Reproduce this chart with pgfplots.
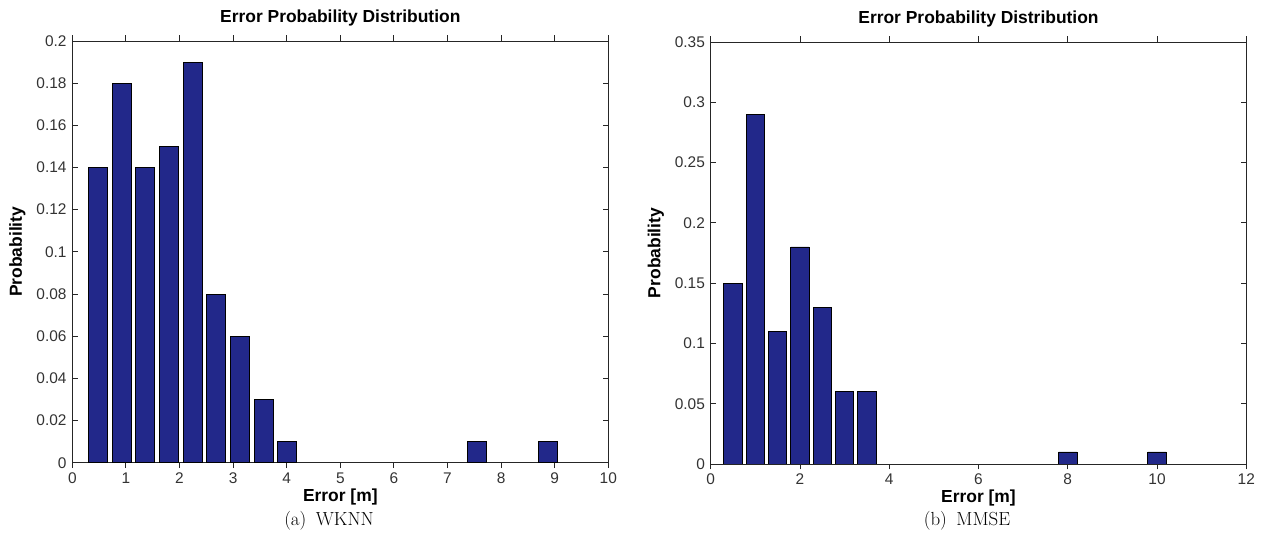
\documentclass[border=0pt]{standalone}
\usepackage{fontspec}
\newfontfamily\arial{Liberation Sans}
\usepackage{pgfplots}
\pgfplotsset{compat=1.18}

\definecolor{barblue}{RGB}{34,40,138}

\newcommand{\tickfont}{\fontsize{15.5}{17}\selectfont\arial}
\newcommand{\labfont}{\fontsize{17.5}{19}\selectfont\arial\bfseries}
\newcommand{\capfont}{\fontsize{19}{21}\selectfont}

\pgfplotsset{
  matlabhist/.style={
    scale only axis,
    anchor=south west,
    axis line style={draw=black!85, line width=0.9bp},
    tick style={draw=black!85, line width=0.9bp},
    tick align=inside,
    major tick length=5.5bp,
    /pgf/number format/assume math mode=true,
    /pgf/number format/fixed,
    /pgf/number format/precision=2,
    scaled y ticks=false,
    xticklabel style={font=\tickfont, text=black!80, anchor=base, inner sep=0pt, yshift=-15bp},
    yticklabel style={font=\tickfont, text=black!80, anchor=east, inner sep=0pt, xshift=-5.6bp},
    title style={font=\labfont, at={(0.5,1)}, anchor=base, yshift=13bp},
    xlabel style={font=\labfont, at={(0.5,0)}, anchor=base, yshift=-39bp},
    ylabel style={font=\labfont, anchor=center},
    title={Error Probability Distribution},
    xlabel={Error [m]},
    ylabel={Probability},
    ybar, bar shift=0pt,
    ymin=0,
  },
  histbar/.style={fill=barblue, draw=black, line width=0.8bp},
}

\begin{document}
\begin{tikzpicture}
\useasboundingbox (0,0) rectangle (1264bp,540bp);

% (a) WKNN
\begin{axis}[
    matlabhist,
    at={(72.3bp,77.3bp)},
    width=536bp, height=421.7bp,
    xmin=0, xmax=10, xtick={0,1,...,10},
    ymax=0.2, ytick={0,0.02,...,0.2},
    ylabel style={at={(-0.1026,0.5)}},
    bar width=0.353,
]
\addplot[histbar] coordinates {
    (0.476,0.14) (0.918,0.18) (1.359,0.14) (1.801,0.15) (2.243,0.19)
    (2.685,0.08) (3.126,0.06) (3.568,0.03) (4.010,0.01)
    (7.543,0.01) (8.868,0.01)
};
\end{axis}

% (b) MMSE
\begin{axis}[
    matlabhist,
    at={(710.7bp,76bp)},
    width=535.6bp, height=422bp,
    xmin=0, xmax=12, xtick={0,2,...,12},
    ymax=0.35, ytick={0,0.05,...,0.35},
    ylabel style={at={(-0.1026,0.5)}},
    bar width=0.41,
]
\addplot[histbar] coordinates {
    (0.5,0.15) (1.0,0.29) (1.5,0.11) (2.0,0.18) (2.5,0.13)
    (3.0,0.06) (3.5,0.06)
    (8.0,0.01) (10.0,0.01)
};
\end{axis}

\node[font=\capfont, anchor=base] at (329bp,15bp) {(a)\enspace WKNN};
\node[font=\capfont, anchor=base] at (967bp,15bp) {(b)\enspace MMSE};
\end{tikzpicture}
\end{document}
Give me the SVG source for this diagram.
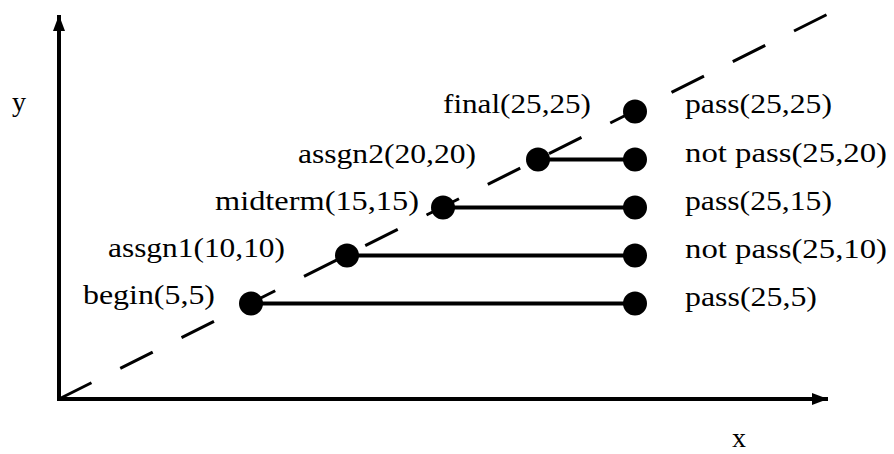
<svg xmlns="http://www.w3.org/2000/svg" width="894" height="454" viewBox="0 0 894 454">
<style>
text{font-family:"Liberation Serif","Times New Roman",serif;font-size:28px;fill:#000}
.axis{stroke:#000;stroke-width:4;fill:none}
.conn{stroke:#000;stroke-width:4;fill:none}
.diag{stroke:#000;stroke-width:3;fill:none;stroke-dasharray:36.3 32.2}
.dot{fill:#000}
</style>
<defs>
<marker id="ah" viewBox="0 0 16 12" refX="16" refY="6" markerWidth="16" markerHeight="12" markerUnits="userSpaceOnUse" orient="auto">
<path d="M0,0 L16,6 L0,12 z" fill="#000"/>
</marker>
</defs>
<rect width="894" height="454" fill="#fff"/>
<g id="axes">
<line class="axis" x1="59" y1="401" x2="59" y2="15" marker-end="url(#ah)"/>
<line class="axis" x1="57" y1="399" x2="828" y2="399" marker-end="url(#ah)"/>
<text x="12" y="111">y</text>
<text x="732" y="447">x</text>
</g>
<g id="connectors">
<line class="diag" x1="59" y1="399" x2="828" y2="14"/>
<line class="conn" x1="251" y1="303.5" x2="635" y2="303.5"/>
<line class="conn" x1="347" y1="255.5" x2="635" y2="255.5"/>
<line class="conn" x1="443" y1="207.5" x2="635" y2="207.5"/>
<line class="conn" x1="538" y1="159.5" x2="635" y2="159.5"/>
</g>
<g id="begin">
<circle class="dot" cx="251" cy="303.5" r="12"/>
<text x="83" y="304" textLength="132" lengthAdjust="spacingAndGlyphs">begin(5,5)</text>
</g>
<g id="assgn1">
<circle class="dot" cx="347" cy="255.5" r="12"/>
<text x="108" y="256.5" textLength="177" lengthAdjust="spacingAndGlyphs">assgn1(10,10)</text>
</g>
<g id="midterm">
<circle class="dot" cx="443" cy="207.5" r="12"/>
<text x="215" y="209.5" textLength="204" lengthAdjust="spacingAndGlyphs">midterm(15,15)</text>
</g>
<g id="assgn2">
<circle class="dot" cx="538" cy="159.5" r="12"/>
<text x="298" y="163" textLength="178" lengthAdjust="spacingAndGlyphs">assgn2(20,20)</text>
</g>
<g id="final">
<text x="443" y="112.5" textLength="148" lengthAdjust="spacingAndGlyphs">final(25,25)</text>
</g>
<g id="pass25_25">
<circle class="dot" cx="635" cy="111.5" r="12"/>
<text x="685" y="112.5" textLength="147" lengthAdjust="spacingAndGlyphs">pass(25,25)</text>
</g>
<g id="notpass25_20">
<circle class="dot" cx="635" cy="159.5" r="12"/>
<text x="685" y="161.5" textLength="202" lengthAdjust="spacingAndGlyphs">not pass(25,20)</text>
</g>
<g id="pass25_15">
<circle class="dot" cx="635" cy="207.5" r="12"/>
<text x="685" y="209.5" textLength="147" lengthAdjust="spacingAndGlyphs">pass(25,15)</text>
</g>
<g id="notpass25_10">
<circle class="dot" cx="635" cy="255.5" r="12"/>
<text x="685" y="257.5" textLength="202" lengthAdjust="spacingAndGlyphs">not pass(25,10)</text>
</g>
<g id="pass25_5">
<circle class="dot" cx="635" cy="303.5" r="12"/>
<text x="685" y="305.5" textLength="132" lengthAdjust="spacingAndGlyphs">pass(25,5)</text>
</g>
</svg>
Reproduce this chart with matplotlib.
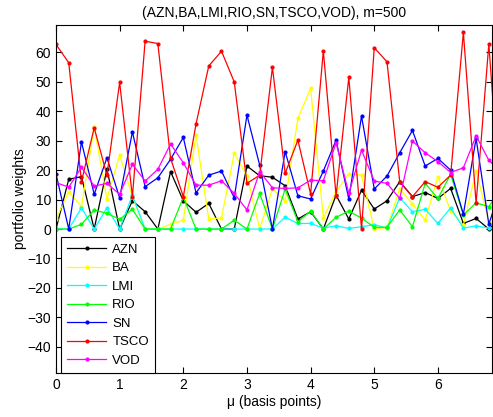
import numpy as np
import matplotlib
matplotlib.use("Agg")
import matplotlib.pyplot as plt

# mu grid (basis points)
mu = np.round(np.arange(36) * 0.2, 1)

names = ['AZN', 'BA', 'LMI', 'RIO', 'SN', 'TSCO', 'VOD']
colors = ['#000000', '#ffff00', '#00ffff', '#00ff00', '#0000ff', '#ff0000', '#ff00ff']

azn = [0, 16.9, 17.8, 0, 20.4, 0, 9.6, 5.9, 0, 19.5, 9.6, 5.7, 8.7, 0, 0, 21.4, 18.1, 17.6,
       14.7, 3.4, 5.9, 0, 11.5, 3.4, 13.2, 6.8, 9.6, 16.1, 11.0, 12.4, 10.4, 13.8, 1.9, 3.6, 0, 4]
ba = [3.4, 12.7, 7.6, 34.7, 10.2, 25.1, 11.0, 0, 0, 1.6, 3.0, 31.9, 3.4, 3.8, 25.7, 18.1, 0, 13.6,
      9.5, 37.6, 47.8, 3.8, 12.7, 18.7, 18.3, 0, 0.5, 13.6, 8.5, 3.0, 17.8, 6.1, 1.3, 19.8, 2.5, 8]
lmi = [0, 0, 7.2, 0, 7.2, 0, 11.5, 0, 0, 0, 0, 0, 0, 0, 0, 0, 0, 0,
       4.0, 1.9, 1.9, 0.3, 1.1, 0.2, 0.8, 1.5, 0.3, 10.6, 5.9, 6.7, 1.9, 7.2, 0.3, 1.1, 0.3, 0]
rio = [0, 0, 1.6, 6.5, 5.3, 3.3, 6.7, 0, 0, 0, 10.8, 0, 0, 0, 3.0, 0, 12.1, 0,
       13.6, 2.5, 6.1, 0, 4.0, 6.1, 3.7, 0.6, 0.6, 6.5, 0.8, 15.5, 10.4, 18.6, 4.8, 8.9, 7.6, 14]
sn = [18.7, 0, 29.6, 11.8, 24.2, 10.6, 33.0, 14.4, 17.4, 23.7, 31.1, 12.3, 18.3, 19.7, 10.6, 38.7, 21.7, 0,
      26.3, 11.3, 10.2, 19.7, 30.2, 10.2, 38.4, 13.6, 18.0, 25.9, 33.5, 21.4, 24.0, 20.0, 5.0, 30.8, 1.6, 15]
tsco = [62.7, 56.5, 16.1, 34.4, 18.3, 49.8, 11.0, 63.8, 63.0, 24.0, 11.0, 35.7, 55.4, 60.4, 50.0, 15.5, 18.3, 54.9,
        18.9, 30.2, 11.9, 60.5, 11.3, 51.5, 0, 61.6, 56.8, 16.1, 11.0, 16.1, 14.2, 18.3, 66.8, 8.7, 62.8, 3]
vod = [15.8, 14.2, 21.0, 14.6, 15.5, 11.8, 22.0, 16.3, 20.3, 28.9, 22.5, 14.9, 14.9, 16.4, 12.1, 6.5, 19.5, 14.0,
       13.8, 14.0, 16.6, 16.4, 29.3, 12.1, 26.8, 16.3, 15.5, 10.4, 29.9, 25.9, 22.9, 19.2, 20.8, 31.6, 23.4, 19]

weights = [azn, ba, lmi, rio, sn, tsco, vod]

plt.rcParams['font.family'] = ['Liberation Sans', 'DejaVu Sans']
plt.rcParams['font.size'] = 10

fig = plt.figure(figsize=(4.93, 4.17), dpi=100)
ax = fig.add_axes([0.1136, 0.1055, 0.8844, 0.8345])

for w, c, n in zip(weights, colors, names):
    ax.plot(mu, w, color=c, marker='.', markersize=4, linewidth=0.9, label=n)

ax.set_xlim(0, 6.85)
ax.set_ylim(-48.9, 69.3)
ax.set_xticks(range(0, 7))
ax.set_yticks(range(-40, 61, 10))
ax.tick_params(direction='in', top=True, right=True, length=4, width=0.8, labelsize=10)
for s in ax.spines.values():
    s.set_linewidth(0.8)

ax.set_title('(AZN,BA,LMI,RIO,SN,TSCO,VOD), m=500', fontsize=10, pad=6)
ax.set_xlabel('\u03bc (basis points)', fontsize=10, labelpad=2)
ax.set_ylabel('portfolio weights', fontsize=10, labelpad=0)

leg = ax.legend(loc='lower left', bbox_to_anchor=(0.011, 0.0), borderaxespad=0,
                fancybox=False, framealpha=1, edgecolor='k', fontsize=9.5,
                handlelength=3.0, handletextpad=0.45, labelspacing=0.48, borderpad=0.45)
leg.get_frame().set_linewidth(0.8)

fig.savefig('out.png', dpi=100)
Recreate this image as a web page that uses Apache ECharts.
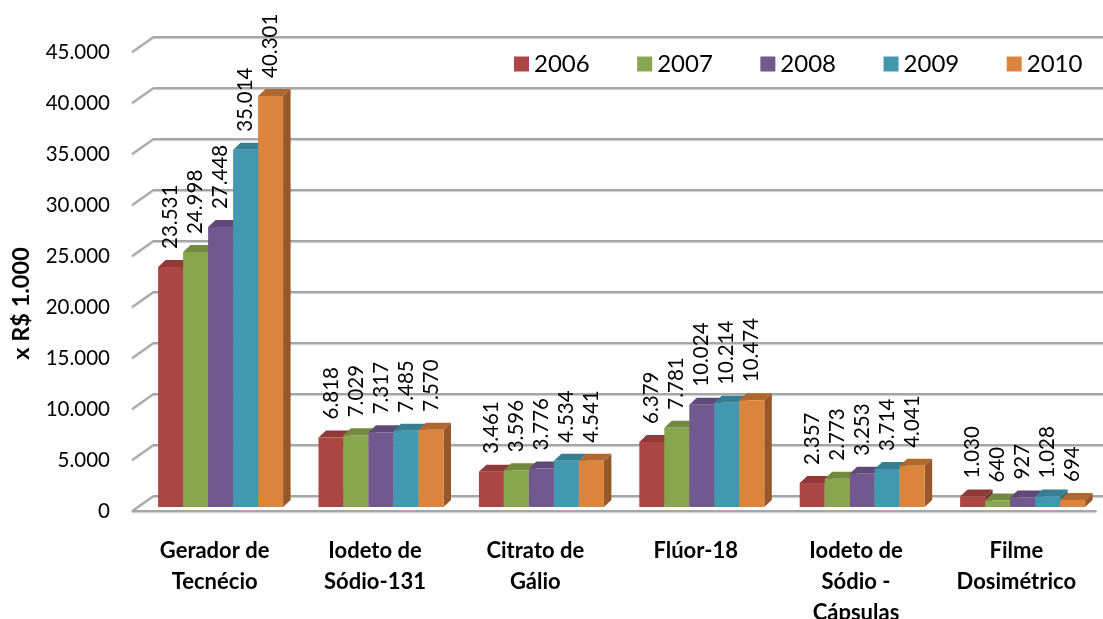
<!DOCTYPE html>
<html>
<head>
<meta charset="utf-8">
<style>html,body{margin:0;padding:0;background:#fff}#c{width:1103px;height:619px}</style>
<script src="https://cdn.jsdelivr.net/npm/echarts@6/dist/echarts.min.js"></script>
</head>
<body>
<div id="c"></div>
<script>
const categories = ['Gerador de\nTecnécio','Iodeto de\nSódio-131','Citrato de\nGálio','Flúor-18','Iodeto de\nSódio -\nCápsulas','Filme\nDosimétrico'];
const years = ['2006','2007','2008','2009','2010'];
const v2006 = [23531,6818,3461,6379,2357,1030];
const v2007 = [24998,7029,3596,7781,2773,640];
const v2008 = [27448,7317,3776,10024,3253,927];
const v2009 = [35014,7485,4534,10214,3714,1028];
const v2010 = [40301,7570,4541,10474,4041,694];
const yTicks = [0,5000,10000,15000,20000,25000,30000,35000,40000,45000];
const colors = ['#AA4643','#89A54E','#71588F','#4198AF','#DB843D'];
const sideColors = ['#7c3230','#64783a','#523f69','#2f6f80','#96582a'];
const topColors = ['#8f3a38','#73893f','#5e4978','#367f93','#b0682e'];

const seriesValues = [v2006,v2007,v2008,v2009,v2010];
const BAR_W = 25, DEPTH_X = 7.5, DEPTH_Y = -7;
const WALL_X = 22, WALL_Y = -15.5, AXIS_INSET = 2.5;
const gridColor = '#a6a6a6';
const fmt = v => String(v).replace(/\B(?=(\d{3})+$)/g,'.');
const font = 'Lato, sans-serif';

const series = [];
series.push({
  name:'diagonais', type:'custom', xAxisIndex:0, yAxisIndex:0, silent:true,
  data: yTicks.map(t=>[0,t]),
  renderItem:(p,api)=>{
    const rect = p.coordSys;
    const y = api.coord([0,api.value(1)])[1];
    const x0 = rect.x-AXIS_INSET;
    const shape = {x1:x0,y1:y,x2:x0+WALL_X,y2:y+WALL_Y};
    const style = {stroke:gridColor,lineWidth:2,fill:null,shadowColor:'rgba(0,0,0,0.2)',shadowOffsetY:1,shadowBlur:1};
    const children = [{type:'line',shape,style}];
    if (api.value(1)===0) children.push({type:'line',shape:{x1:x0,y1:y,x2:rect.x+rect.width,y2:y},style});
    return {type:'group',children};
  }
});
years.forEach((yr,s)=>{
  series.push({
    name:yr+' 3d', type:'custom', xAxisIndex:2, yAxisIndex:2, silent:true, clip:false,
    data: seriesValues[s].map((v,i)=>[i,v]),
    renderItem:(p,api)=>{
      const c = api.coord([api.value(0),api.value(1)]);
      const b = api.coord([api.value(0),0]);
      const x0 = c[0]-2.5*BAR_W+s*BAR_W, x1 = x0+BAR_W, yt = c[1], yb = b[1];
      return {type:'group',children:[
        {type:'polygon',shape:{points:[[x1,yt],[x1+DEPTH_X,yt+DEPTH_Y],[x1+DEPTH_X,yb+DEPTH_Y],[x1,yb]]},style:{fill:sideColors[s]}},
        {type:'polygon',shape:{points:[[x0,yt],[x0+DEPTH_X,yt+DEPTH_Y],[x1+DEPTH_X,yt+DEPTH_Y],[x1,yt]]},style:{fill:topColors[s]}}
      ]};
    }
  });
  series.push({
    name:yr, type:'bar', xAxisIndex:2, yAxisIndex:2,
    barWidth:BAR_W, barGap:0,
    itemStyle:{color:colors[s]},
    data: seriesValues[s],
    label:{show:true,position:'top',rotate:90,align:'left',verticalAlign:'middle',distance:15,offset:[3,0],
      formatter:p=>fmt(p.value),fontFamily:font,fontSize:20.5,color:'#000'},
    animation:false
  });
});

const chart = echarts.init(document.getElementById('c'),null,{renderer:'canvas'});
chart.setOption({
  animation:false,
  backgroundColor:'#fff',
  grid:[
    {left:134.5,top:52,width:962,height:459,outerBoundsMode:'none'},
    {left:154,top:36.5,width:1000,height:459,outerBoundsMode:'none'},
    {left:140.4,top:48,width:962.4,height:459,outerBoundsMode:'none'}
  ],
  legend:{
    data:years, left:509, top:47, itemWidth:15, itemHeight:15, itemGap:47.5, icon:'rect',
    textStyle:{fontFamily:font,fontSize:24,color:'#000'}
  },
  xAxis:[
    {gridIndex:0,type:'category',data:categories,axisLine:{show:false},axisTick:{show:false},
      axisLabel:{fontFamily:font,fontSize:22,fontWeight:'bold',color:'#000',lineHeight:31,margin:24.5,interval:0}},
    {gridIndex:1,type:'category',data:categories,show:false},
    {gridIndex:2,type:'category',data:categories,show:false}
  ],
  yAxis:[
    {gridIndex:0,type:'value',min:0,max:45000,interval:5000,splitLine:{show:false},axisLine:{show:false},axisTick:{show:false},
      axisLabel:{fontFamily:font,fontSize:20.5,color:'#000',margin:24.5,formatter:fmt},
      name:'x R$ 1.000',nameLocation:'middle',nameGap:101.5,
      nameTextStyle:{fontFamily:font,fontSize:23.5,fontWeight:'bold',color:'#000',padding:[0,44,0,0]}},
    {gridIndex:1,type:'value',min:0,max:45000,interval:5000,axisLine:{show:false},axisTick:{show:false},axisLabel:{show:false},
      splitLine:{show:true,lineStyle:{color:gridColor,width:2,shadowColor:'rgba(0,0,0,0.2)',shadowOffsetY:1,shadowBlur:1}}},
    {gridIndex:2,type:'value',min:0,max:45000,interval:5000,show:false,splitLine:{show:false}}
  ],
  series
});
</script>
</body>
</html>
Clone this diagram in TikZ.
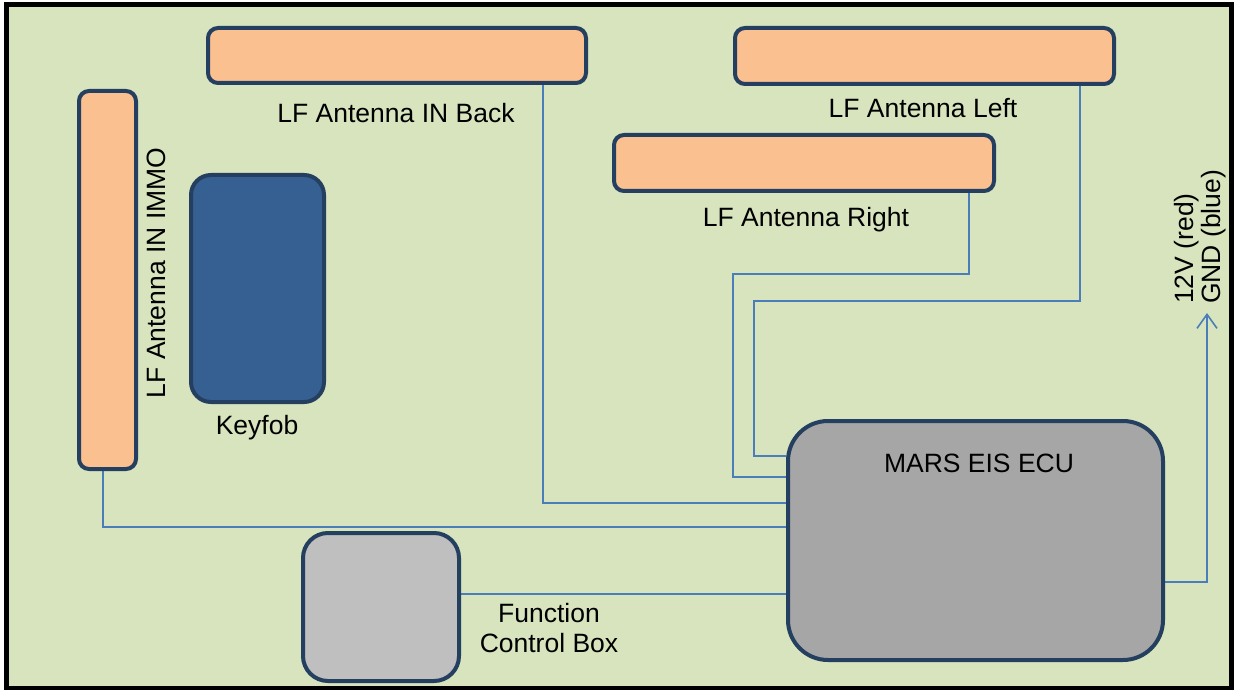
\documentclass[tikz,border=0pt]{standalone}
\usepackage{fontspec}
\setmainfont{Liberation Sans}
\usetikzlibrary{arrows.meta}
\definecolor{bggreen}{HTML}{D7E4BD}
\definecolor{antfill}{HTML}{FAC090}
\definecolor{edge}{HTML}{243F60}
\definecolor{fobfill}{HTML}{376092}
\definecolor{ecufill}{HTML}{A6A6A6}
\definecolor{fcbfill}{HTML}{BFBFBF}
\definecolor{wirec}{HTML}{4A7EBB}
\pgfdeclarelayer{bglayer}
\pgfdeclarelayer{wirelayer}
\pgfsetlayers{bglayer,wirelayer,main}
\tikzset{
  box/.style={draw=edge, line width=4pt, rounded corners=#1, inner sep=0pt},
  box/.default=10pt,
  ant/.style={box, fill=antfill},
  lbl/.style={font=\fontsize{26.5}{30}\selectfont, inner sep=0pt, align=center},
  wire/.style={draw=wirec, line width=1.6pt},
}
\begin{document}
\begin{tikzpicture}[x=1pt,y=-1pt]
\useasboundingbox (0,0) rectangle (1235,690);
% nodes
\node[ant, minimum width=378pt, minimum height=55pt] (back) at (397,55.5) {};
\node[ant, minimum width=379pt, minimum height=56pt] (left) at (924.5,56) {};
\node[ant, minimum width=380pt, minimum height=56pt] (right) at (804,163) {};
\node[ant, minimum width=57pt, minimum height=378pt] (immo) at (107.5,280) {};
\node[box=20pt, fill=fobfill, minimum width=133pt, minimum height=227pt] (fob) at (257.5,288.5) {};
\node[box=40pt, fill=ecufill, minimum width=375pt, minimum height=239pt] (ecu) at (975.5,540.5) {};
\node[box=25pt, fill=fcbfill, minimum width=156pt, minimum height=148pt] (fcb) at (381,607) {};
% labels
\node[lbl] (lback) at (396,113) {LF Antenna IN Back};
\node[lbl] (lleft) at (923,108) {LF Antenna Left};
\node[lbl] (lright) at (806,220) {LF Antenna Right};
\node[lbl, rotate=90] (limmo) at (156,273) {LF Antenna IN IMMO};
\node[lbl] (lfob) at (257,428) {Keyfob};
\node[lbl] (lecu) at (979,463) {MARS EIS ECU};
\node[lbl, font=\fontsize{26.5}{30}\selectfont] (lfcb) at (549,628) {Function\\Control Box};
\node[lbl, rotate=90, align=left, anchor=west, font=\fontsize{26.5}{27.5}\selectfont] (lpwr) at (1200,304) {12V (red)\\GND (blue)};
\coordinate (pwr) at (1207,313);
% wires
\begin{pgfonlayer}{wirelayer}
\draw[wire] ([xshift=146pt]back.south) |- ([yshift=37.5pt]ecu.west);
\draw[wire] ([xshift=-4.5pt]immo.south) |- ([yshift=13.5pt]ecu.west);
\draw[wire] ([xshift=165pt]right.south) -- ++(0,81) -- ++(-236,0) |- ([yshift=63.5pt]ecu.west);
\draw[wire] ([xshift=155.5pt]left.south) -- ++(0,215) -- ++(-326,0) |- ([yshift=84.5pt]ecu.west);
\draw[wire] ([yshift=13pt]fcb.east) -- ([yshift=-53.5pt]ecu.west);
\draw[wire, -{Straight Barb[length=14pt,width=20pt]}] ([yshift=-41.5pt]ecu.east) -| (pwr);
\end{pgfonlayer}
% background
\begin{pgfonlayer}{bglayer}
\fill[white] (0,0) rectangle (1235,690);
\draw[fill=bggreen, line width=5pt] (6.5,4.5) rectangle (1231,688);
\end{pgfonlayer}
\end{tikzpicture}
\end{document}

= = =

What needs to be done
Only the lines from "Reproduce this chart with matplotlib." through "31.6, 23.4, 19]" should appear in your output, copied exactly with both end lines, and with no pictures.

Output
Reproduce this chart with matplotlib.
import numpy as np
import matplotlib
matplotlib.use("Agg")
import matplotlib.pyplot as plt

# mu grid (basis points)
mu = np.round(np.arange(36) * 0.2, 1)

names = ['AZN', 'BA', 'LMI', 'RIO', 'SN', 'TSCO', 'VOD']
colors = ['#000000', '#ffff00', '#00ffff', '#00ff00', '#0000ff', '#ff0000', '#ff00ff']

azn = [0, 16.9, 17.8, 0, 20.4, 0, 9.6, 5.9, 0, 19.5, 9.6, 5.7, 8.7, 0, 0, 21.4, 18.1, 17.6,
       14.7, 3.4, 5.9, 0, 11.5, 3.4, 13.2, 6.8, 9.6, 16.1, 11.0, 12.4, 10.4, 13.8, 1.9, 3.6, 0, 4]
ba = [3.4, 12.7, 7.6, 34.7, 10.2, 25.1, 11.0, 0, 0, 1.6, 3.0, 31.9, 3.4, 3.8, 25.7, 18.1, 0, 13.6,
      9.5, 37.6, 47.8, 3.8, 12.7, 18.7, 18.3, 0, 0.5, 13.6, 8.5, 3.0, 17.8, 6.1, 1.3, 19.8, 2.5, 8]
lmi = [0, 0, 7.2, 0, 7.2, 0, 11.5, 0, 0, 0, 0, 0, 0, 0, 0, 0, 0, 0,
       4.0, 1.9, 1.9, 0.3, 1.1, 0.2, 0.8, 1.5, 0.3, 10.6, 5.9, 6.7, 1.9, 7.2, 0.3, 1.1, 0.3, 0]
rio = [0, 0, 1.6, 6.5, 5.3, 3.3, 6.7, 0, 0, 0, 10.8, 0, 0, 0, 3.0, 0, 12.1, 0,
       13.6, 2.5, 6.1, 0, 4.0, 6.1, 3.7, 0.6, 0.6, 6.5, 0.8, 15.5, 10.4, 18.6, 4.8, 8.9, 7.6, 14]
sn = [18.7, 0, 29.6, 11.8, 24.2, 10.6, 33.0, 14.4, 17.4, 23.7, 31.1, 12.3, 18.3, 19.7, 10.6, 38.7, 21.7, 0,
      26.3, 11.3, 10.2, 19.7, 30.2, 10.2, 38.4, 13.6, 18.0, 25.9, 33.5, 21.4, 24.0, 20.0, 5.0, 30.8, 1.6, 15]
tsco = [62.7, 56.5, 16.1, 34.4, 18.3, 49.8, 11.0, 63.8, 63.0, 24.0, 11.0, 35.7, 55.4, 60.4, 50.0, 15.5, 18.3, 54.9,
        18.9, 30.2, 11.9, 60.5, 11.3, 51.5, 0, 61.6, 56.8, 16.1, 11.0, 16.1, 14.2, 18.3, 66.8, 8.7, 62.8, 3]
vod = [15.8, 14.2, 21.0, 14.6, 15.5, 11.8, 22.0, 16.3, 20.3, 28.9, 22.5, 14.9, 14.9, 16.4, 12.1, 6.5, 19.5, 14.0,
       13.8, 14.0, 16.6, 16.4, 29.3, 12.1, 26.8, 16.3, 15.5, 10.4, 29.9, 25.9, 22.9, 19.2, 20.8, 31.6, 23.4, 19]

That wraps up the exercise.